GIVEN INFORMATION:

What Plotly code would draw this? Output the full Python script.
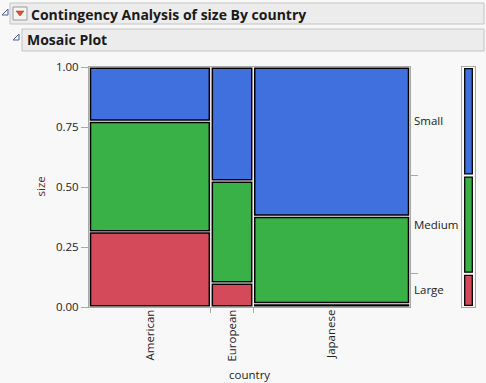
import plotly.graph_objects as go

# ---------------- data ----------------
countries = ["American", "European", "Japanese"]
sizes = ["Large", "Medium", "Small"]
large_counts = [36, 4, 2]
medium_counts = [53, 17, 54]
small_counts = [26, 19, 92]
y_tick_vals = [0.0, 0.25, 0.5, 0.75, 1.0]
y_tick_text = ["0.00", "0.25", "0.50", "0.75", "1.00"]

colors = {"Large": "#D44A5A", "Medium": "#3AB146", "Small": "#4070DE"}

# ---------------- geometry (pixels) ----------------
W, H = 486, 383
ML, MR, MT, MB = 89, 10, 67, 76
PW, PH = W - ML - MR, H - MT - MB
mosaic_right = 410
marg_left, marg_right = 461.7, 475.3
x_dom = [0, (mosaic_right - ML) / PW]
x2_dom = [(marg_left - ML) / PW, (marg_right - ML) / PW]
mosaic_px = mosaic_right - ML


def px(x, y):
    return (x - ML) / PW, 1 - (y - MT) / PH


counts_by_size = {"Large": large_counts, "Medium": medium_counts, "Small": small_counts}
col_totals = [l + m + s for l, m, s in zip(large_counts, medium_counts, small_counts)]
grand = sum(col_totals)
col_frac = [t / grand for t in col_totals]
col_left = [sum(col_frac[:i]) for i in range(len(col_frac))]
col_center = [l + f / 2 for l, f in zip(col_left, col_frac)]
boundaries = [col_left[i] for i in range(1, len(col_left))]

gx = 1.5 / mosaic_px   # inset in x units
gy = 1.2 / PH          # inset in y units

fig = go.Figure()

# mosaic bars
for s in sizes:
    xs, bases, hs, ws = [], [], [], []
    for i, c in enumerate(countries):
        below = sum(counts_by_size[k][i] for k in sizes[: sizes.index(s)]) / col_totals[i]
        h = counts_by_size[s][i] / col_totals[i]
        xs.append(col_center[i])
        bases.append(below + gy)
        hs.append(max(h - 2 * gy, 0.0005))
        ws.append(col_frac[i] - 2 * gx)
    fig.add_trace(go.Bar(
        x=xs, y=hs, base=bases, width=ws, name=s,
        marker=dict(color=colors[s], line=dict(color="black", width=1.5)),
        xaxis="x", yaxis="y", showlegend=False, hoverinfo="skip"))

# marginal bar
marg_totals = [sum(counts_by_size[s]) for s in sizes]
marg_frac = [t / grand for t in marg_totals]
marg_base = [sum(marg_frac[:i]) for i in range(len(marg_frac))]
gy2 = 1.6 / PH
for s, b, f in zip(sizes, marg_base, marg_frac):
    fig.add_trace(go.Bar(
        x=[0.5], y=[f - 2 * gy2], base=[b + gy2], width=[0.56],
        marker=dict(color=colors[s], line=dict(color="black", width=1.3)),
        xaxis="x2", yaxis="y4", showlegend=False, hoverinfo="skip"))

marg_mid = [b + f / 2 for b, f in zip(marg_base, marg_frac)]
marg_bounds = [marg_base[i] for i in range(1, len(marg_base))]

# invisible helper traces to activate overlay axes
for xa, ya in [("x", "y2"), ("x", "y3"), ("x3", "y")]:
    fig.add_trace(go.Scatter(x=[0.5], y=[0.5], mode="markers", opacity=0,
                             xaxis=xa, yaxis=ya, showlegend=False, hoverinfo="skip"))

axis_gray = "#A8A8A8"
font_main = "Open Sans"

fig.update_layout(
    width=W, height=H,
    margin=dict(l=ML, r=MR, t=MT, b=MB),
    paper_bgcolor="#F8F8F8", plot_bgcolor="#F8F8F8",
    barmode="overlay",
    font=dict(family=font_main, size=11.5, color="#222222"),
    xaxis=dict(domain=x_dom, range=[0, 1], tickvals=col_center, ticktext=countries,
               tickangle=-90, ticks="", showgrid=False, zeroline=False,
               showline=True, linecolor=axis_gray, mirror=True, ticklabelstandoff=-3,
               tickfont=dict(size=11.5, color="#222222")),
    xaxis3=dict(overlaying="x", anchor="y", side="bottom", range=[0, 1],
                tickvals=boundaries, ticks="outside", ticklen=5, tickcolor=axis_gray,
                showticklabels=False, showgrid=False, zeroline=False, showline=False),
    yaxis=dict(range=[0, 1], tickvals=y_tick_vals, ticktext=y_tick_text,
               ticks="outside", ticklen=7, tickcolor=axis_gray, showgrid=False,
               zeroline=False, showline=True, linecolor=axis_gray, mirror=True,
               tickfont=dict(size=11.5, color="#222222")),
    yaxis2=dict(overlaying="y", anchor="x", side="right", range=[0, 1],
                tickvals=marg_mid, ticktext=sizes, ticks="", showgrid=False,
                ticklabelstandoff=3,
                zeroline=False, showline=False, tickfont=dict(size=11.5, color="#222222")),
    yaxis3=dict(overlaying="y", anchor="x", side="right", range=[0, 1],
                tickvals=marg_bounds, ticks="outside", ticklen=7, tickcolor=axis_gray,
                showticklabels=False, showgrid=False, zeroline=False, showline=False),
    xaxis2=dict(domain=x2_dom, anchor="y4", range=[0, 1], showticklabels=False,
                ticks="", showgrid=False, zeroline=False, showline=True,
                linecolor=axis_gray, mirror=True),
    yaxis4=dict(anchor="x2", range=[0, 1], showticklabels=False, ticks="",
                showgrid=False, zeroline=False, showline=True, linecolor=axis_gray,
                mirror=True),
)

# ---------------- header decoration ----------------
shapes = []
x0, y0 = px(10, 3); x1, y1 = px(484, 24)
shapes.append(dict(type="rect", xref="paper", yref="paper", x0=x0, y0=y0, x1=x1, y1=y1,
                   fillcolor="#ECECEC", line=dict(color="#C4C4C4", width=1), layer="below"))
x0, y0 = px(22, 29); x1, y1 = px(484, 51)
shapes.append(dict(type="rect", xref="paper", yref="paper", x0=x0, y0=y0, x1=x1, y1=y1,
                   fillcolor="#ECECEC", line=dict(color="#C4C4C4", width=1), layer="below"))
# red dropdown icon box
x0, y0 = px(13, 7); x1, y1 = px(27, 20)
shapes.append(dict(type="rect", xref="paper", yref="paper", x0=x0, y0=y0, x1=x1, y1=y1,
                   fillcolor="#F4F4F4", line=dict(color="#9A9A9A", width=1)))


def tri_path(pts):
    p = [px(a, b) for a, b in pts]
    return "M " + " L ".join(f"{a},{b}" for a, b in p) + " Z"


shapes.append(dict(type="path", xref="paper", yref="paper",
                   path=tri_path([(16, 11), (24, 11), (20, 16)]),
                   fillcolor="#E0502A", line=dict(color="#B03010", width=0.5)))
# disclosure triangles
shapes.append(dict(type="path", xref="paper", yref="paper",
                   path=tri_path([(8, 9), (8, 15), (2, 15)]),
                   fillcolor="rgba(0,0,0,0)", line=dict(color="#50609A", width=1)))
shapes.append(dict(type="path", xref="paper", yref="paper",
                   path=tri_path([(19, 34), (19, 40), (13, 40)]),
                   fillcolor="rgba(0,0,0,0)", line=dict(color="#50609A", width=1)))
fig.update_layout(shapes=shapes)

ann = []
ax, ay = px(29, 14)
ann.append(dict(xref="paper", yref="paper", x=ax, y=ay, xanchor="left", yanchor="middle",
                text="<b>Contingency Analysis of size By country</b>", showarrow=False,
                font=dict(family=font_main, size=14, color="#1A1A1A")))
ax, ay = px(25, 40)
ann.append(dict(xref="paper", yref="paper", x=ax, y=ay, xanchor="left", yanchor="middle",
                text="<b>Mosaic Plot</b>", showarrow=False,
                font=dict(family=font_main, size=14, color="#1A1A1A")))
ax, ay = px(40, 186.5)
ann.append(dict(xref="paper", yref="paper", x=ax, y=ay, xanchor="center", yanchor="middle",
                text="size", textangle=-90, showarrow=False,
                font=dict(family=font_main, size=11.5, color="#6A2222")))
ax, ay = px(249, 374)
ann.append(dict(xref="paper", yref="paper", x=ax, y=ay, xanchor="center", yanchor="middle",
                text="country", showarrow=False,
                font=dict(family=font_main, size=11.5, color="#222222")))
fig.update_layout(annotations=ann)

fig.write_html("out.html", config={"displayModeBar": False},
               post_script="document.body.style.margin='0';document.body.style.padding='0';"
                           "document.body.style.overflow='hidden';")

EXERCISE: Skip the pictures and restate exactly the lines from the beginning of the listing to the line with "return (x - ML) / PW, 1 - (y - MT) / PH", that line included.

THE RESPONSE:
What Plotly code would draw this? Output the full Python script.
import plotly.graph_objects as go

# ---------------- data ----------------
countries = ["American", "European", "Japanese"]
sizes = ["Large", "Medium", "Small"]
large_counts = [36, 4, 2]
medium_counts = [53, 17, 54]
small_counts = [26, 19, 92]
y_tick_vals = [0.0, 0.25, 0.5, 0.75, 1.0]
y_tick_text = ["0.00", "0.25", "0.50", "0.75", "1.00"]

colors = {"Large": "#D44A5A", "Medium": "#3AB146", "Small": "#4070DE"}

# ---------------- geometry (pixels) ----------------
W, H = 486, 383
ML, MR, MT, MB = 89, 10, 67, 76
PW, PH = W - ML - MR, H - MT - MB
mosaic_right = 410
marg_left, marg_right = 461.7, 475.3
x_dom = [0, (mosaic_right - ML) / PW]
x2_dom = [(marg_left - ML) / PW, (marg_right - ML) / PW]
mosaic_px = mosaic_right - ML


def px(x, y):
    return (x - ML) / PW, 1 - (y - MT) / PH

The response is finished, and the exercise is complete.